Perché allora il cristianesimo, quello autentico, di cui lei e Fox parlate, non ha avuto la Forza (ammesso che ne avesse l’intenzione) di rivoluzionare la società? Perché ha sposato modelli patriarcali precedenti (della società classica e poi di quella giudaica) e con ciò ha peggiorato sensibilmente l’immagine e la condizione, per esempio, della donna, divenuta autentica “ianua diaboli”?

Le rispondo rimandando all’inestricabile commistione di spiritualità e di politica che non solo il cristianesimo ma ogni religione e ogni filosofia portano inevitabilmente con sé, nella misura in cui sono vissuti e interpretati da uomini e donne concreti, e non da angeli. Quanto alla condizione della donna, è vero che vi sono numerosi testi misogini nella tradizione cristiana ma è altrettanto vero che vi sono splendide figure di grandi donne cristiane a cui peraltro Fox si riferisce continuamente, in primo luogo la tedesca Ildegarda di Bingen e l’inglese Giuliana di Norwich.

Non le è mai passato per la mente il pensiero che senza peccato originale il cristianesimo non avrebbe più grande senso? Non crede che una volta liberato l’uomo da quell’idea di colpa e rovina, l’uomo possa ritrovare una propria originaria sanità, che vuol dire eticità, libertà, giustizia, non violenza, sentimento altruistico.

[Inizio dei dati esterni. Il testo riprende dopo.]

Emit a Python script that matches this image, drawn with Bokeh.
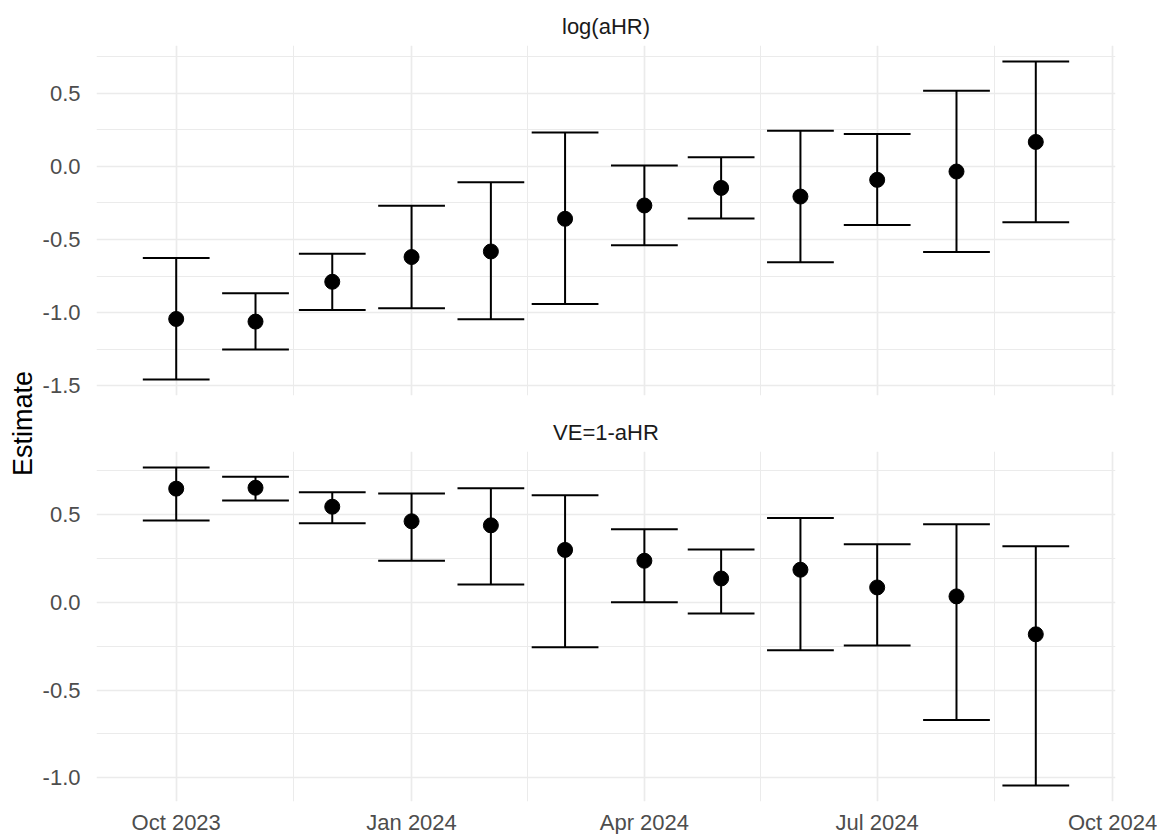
import numpy as np
from math import pi
from bokeh.plotting import figure
from bokeh.models import Range1d, FixedTicker, DatetimeTickFormatter, PrintfTickFormatter, ColumnDataSource
from bokeh.layouts import row, column
from bokeh.core.properties import value
from bokeh.embed import file_html
from bokeh.resources import INLINE

# ---------------- data ----------------
months = ["2023-10-01", "2023-11-01", "2023-12-01", "2024-01-01", "2024-02-01", "2024-03-01",
          "2024-04-01", "2024-05-01", "2024-06-01", "2024-07-01", "2024-08-01", "2024-09-01"]

log_est = [-1.043, -1.061, -0.789, -0.620, -0.582, -0.359, -0.268, -0.148, -0.207, -0.093, -0.036, 0.166]
log_lo = [-1.457, -1.252, -0.982, -0.970, -1.045, -0.941, -0.539, -0.357, -0.655, -0.402, -0.586, -0.382]
log_hi = [-0.627, -0.868, -0.598, -0.270, -0.109, 0.230, 0.005, 0.061, 0.243, 0.220, 0.516, 0.716]

ve_est = [0.648, 0.653, 0.545, 0.462, 0.439, 0.299, 0.237, 0.136, 0.186, 0.085, 0.034, -0.182]
ve_lo = [0.466, 0.581, 0.451, 0.237, 0.102, -0.256, 0.000, -0.063, -0.273, -0.246, -0.670, -1.044]
ve_hi = [0.769, 0.716, 0.627, 0.621, 0.650, 0.610, 0.417, 0.301, 0.481, 0.331, 0.445, 0.320]

panel_titles = ["log(aHR)", "VE=1-aHR"]
x_major = ["2023-10-01", "2024-01-01", "2024-04-01", "2024-07-01", "2024-10-01"]
top_yticks = [-1.5, -1.0, -0.5, 0.0, 0.5]
bot_yticks = [-1.0, -0.5, 0.0, 0.5]
y_label = "Estimate"

# ---------------- helpers ----------------
def to_ms(dates):
    return np.array(dates, dtype="datetime64[ms]").astype(np.int64).astype(float)

xd = to_ms(months)
half_w = 0.45 * np.min(np.diff(xd))          # ggplot default errorbar width 0.9 * resolution
xmaj = to_ms(x_major)
xmin_ticks = list((xmaj[:-1] + xmaj[1:]) / 2)
x_lo, x_hi = xd.min() - half_w, xd.max() + half_w
pad = 0.05 * (x_hi - x_lo)
x_lo, x_hi = x_lo - pad, x_hi + pad

FONT = "Liberation Sans"
GRID = "#EBEBEB"


def panel(est, lo, hi, yticks, title, show_x, top_border, bottom_border):
    ylo, yhi = min(lo), max(hi)
    ypad = 0.05 * (yhi - ylo)
    p = figure(frame_width=1019, frame_height=350,
               x_range=Range1d(x_lo, x_hi), y_range=Range1d(ylo - ypad, yhi + ypad),
               x_axis_type="datetime", x_axis_location="below" if show_x else None,
               toolbar_location=None, output_backend="svg",
               min_border_left=58, min_border_right=42,
               min_border_top=top_border, min_border_bottom=bottom_border,
               outline_line_color=None, background_fill_color="white",
               border_fill_color="white")
    p.title.text = title
    p.title.align = "center"
    p.title.text_font = FONT
    p.title.text_font_size = "22px"
    p.title.text_font_style = "normal"
    p.title.text_color = "#1A1A1A"
    p.title.standoff = 13

    xt = FixedTicker(ticks=list(xmaj), minor_ticks=xmin_ticks)
    yt = FixedTicker(ticks=yticks, minor_ticks=[t + 0.25 for t in yticks] + [yticks[0] - 0.25])
    p.xgrid.ticker = xt
    p.ygrid.ticker = yt
    for g in (p.xgrid, p.ygrid):
        g.grid_line_color = GRID
        g.grid_line_width = 1.7
        g.minor_grid_line_color = GRID
        g.minor_grid_line_width = 1.0

    p.yaxis.ticker = yt
    p.yaxis.formatter = PrintfTickFormatter(format="%.1f")
    if show_x:
        p.xaxis.ticker = xt
        p.xaxis.formatter = DatetimeTickFormatter(days="%b %Y", months="%b %Y", years="%b %Y")
    for ax in p.axis:
        ax.axis_line_color = None
        ax.major_tick_line_color = None
        ax.minor_tick_line_color = None
        ax.major_label_text_font = FONT
        ax.major_label_text_font_size = "22px"
        ax.major_label_text_color = "#4D4D4D"
    p.yaxis.major_label_standoff = 10
    if show_x:
        p.xaxis.major_label_standoff = 2

    src = ColumnDataSource(dict(x=xd, est=est, lo=lo, hi=hi,
                                x0=xd - half_w, x1=xd + half_w))
    p.segment(x0="x", y0="lo", x1="x", y1="hi", source=src, line_color="black", line_width=2)
    p.segment(x0="x0", y0="lo", x1="x1", y1="lo", source=src, line_color="black", line_width=2)
    p.segment(x0="x0", y0="hi", x1="x1", y1="hi", source=src, line_color="black", line_width=2)
    p.scatter(x="x", y="est", source=src, size=15, color="black")
    return p


top = panel(log_est, log_lo, log_hi, top_yticks, panel_titles[0], False, 45, 6)
bot = panel(ve_est, ve_lo, ve_hi, bot_yticks, panel_titles[1], True, 50, 28)

lab = figure(width=38, height=832, x_range=Range1d(0, 38), y_range=Range1d(0, 832),
             x_axis_location=None, y_axis_location=None, toolbar_location=None,
             output_backend="svg", min_border=0, outline_line_color=None)
lab.grid.visible = False
lab.text(x=[22], y=[409], text=[y_label], angle=pi / 2, text_align="center",
         text_baseline="middle", text_font=value(FONT), text_font_size="27px", text_color="black")

layout = row(lab, column(top, bot, spacing=0), spacing=0)

open("out.html", "w").write(file_html(layout, INLINE))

Occorre distinguere con attenzione il riconoscimento dell’esistenza del male e del dolore, dalla spiegazione della loro origine. Se si nega l’esistenza del male e del dolore, di certo il cristianesimo e molte altre spiritualità (in primo luogo il buddhismo) non hanno più senso. Né a me passa per la testa di negare questa dimensione, per riconoscere la quale basta aprire gli occhi e guardare il mondo. Al riguardo io ho scritto un libro apposito intitolato Il dolore innocente. Tutt’altra questione è la spiegazione del perché esistono il male e il dolore. Ebbene, il dogma del peccato originale è esattamente una spiegazione della loro esistenza, precisamente quella spiegazione che riconduce l’origine del male all’uomo stesso, anzi ancora più precisamente alla donna, perché è Eva in primo luogo a cedere al serpente. Se il male c’è, se la morte è entrata nel mondo, è insomma colpa nostra. Questa costruzione teologica però non è originaria perché il padre del dogma del peccato originale è stato sant’Agostino, vissuto tra IV e V secolo. Mentre Gesù, come ogni buon ebreo, non era per nulla al corrente dell’esistenza di un peccato originale. Io penso che la liberazione del cristianesimo da questo dogma errato e nocivo sia un compito essenziale della teologia di questo nuovo secolo.